|Conrad Allen: Murder on the Mauretania|
Martin's Minotaur (Hardcover), ISBN 031224116X
Accompanying the crowds of people slated for second-class cabins, George enjoys the warmth of the Jarvis family -- especially the friendship of their youngest, eight-year-old Alexandria. A mixed group of posh young things eager to enjoy the vast comforts and swanky delights of their first class accommodations adopts Genevieve.
For George and Genevieve this isn't a social activity. They mingle with the masses to spot thieves who might prey on Cunard's passengers, and because the Mauretania carries £2,750,000 in gold bullion intended to bolster the failing US bank system.
Max Hirsch's ability to bring out the social confidence of his fellow second-class passengers makes him popular among his deckmates. But George sees him slip a silver salt and pepper under his coat during dinner the first night out. When confronted by George, Max describes the incident as a crime of opportunity. But George wonders if this garrulous man might harbor more than a mild larcenous streak -- especially when valuable items begin disappearing from a number of cabins.
Genevieve learns the ways and affinities of the first-class passengers. Katherine and Walter Wymark, in particular, fascinate her. Why did Katherine -- a most beautiful and charming woman -- marry the crude and unlettered Walter, who depends on his millions to lend him the pretense of class and status. Silent, unsociable men surround the couple, but these same men flutter like butterflies in the warmth of Katherine's presence.
Handsome, erudite and powerful millionaire Orvill Delaney exerts a powerful call to Genevieve. Orvill courts her intellect and claims her attention, even in a crowded room. But despite Orvill's strong attractions, nothing can faze Genevieve's affection for George. A good thing too, because George and Genevieve soon find themselves working around the clock when a passenger, the ship's cat and the gold go missing.
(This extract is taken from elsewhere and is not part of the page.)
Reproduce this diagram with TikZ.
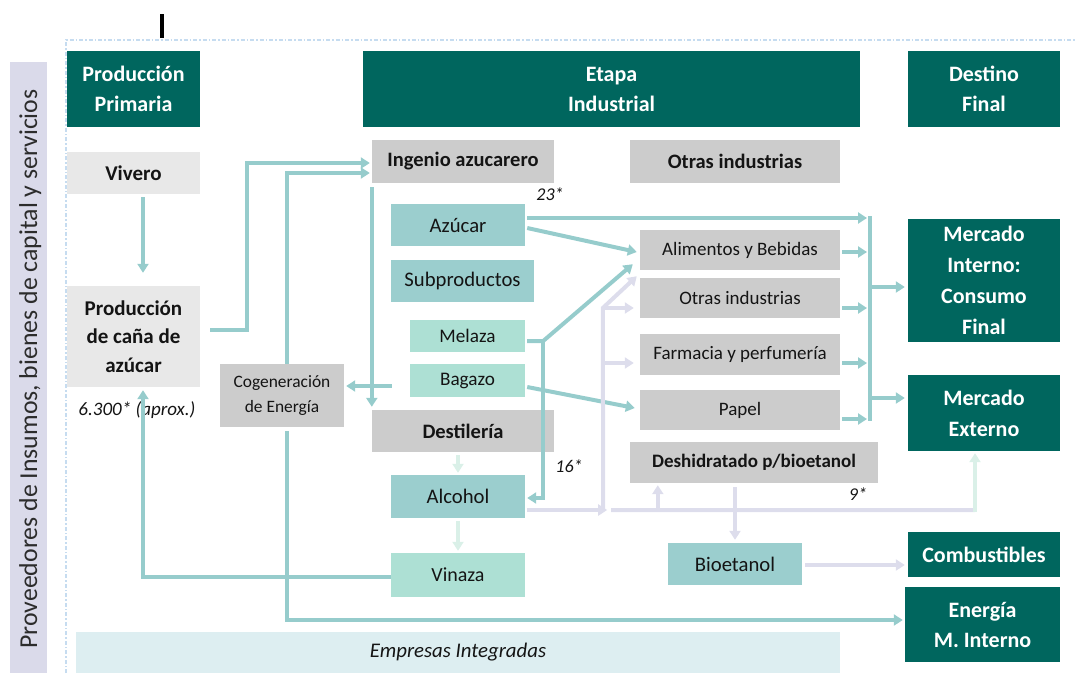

Conrad Allen brings alive a ship and era never witnessed by today's generations. His necessary and interesting descriptions of the class system aboard ship explain the social landscape but never interfere with the smooth flow of his narrative. Leisurely and vivid descriptions delight the reader's senses while the non-stop plot runs faster than the Mauretania's four massive engines. After finishing the last page of Murder on the Mauretania I found myself surprised by the book's actual page count; I felt I read a far longer book. Allen packs a great deal in 277 pages. If you like reading M. M. Kaye, Agatha Christie or Ngaio Marsh, you will love this book.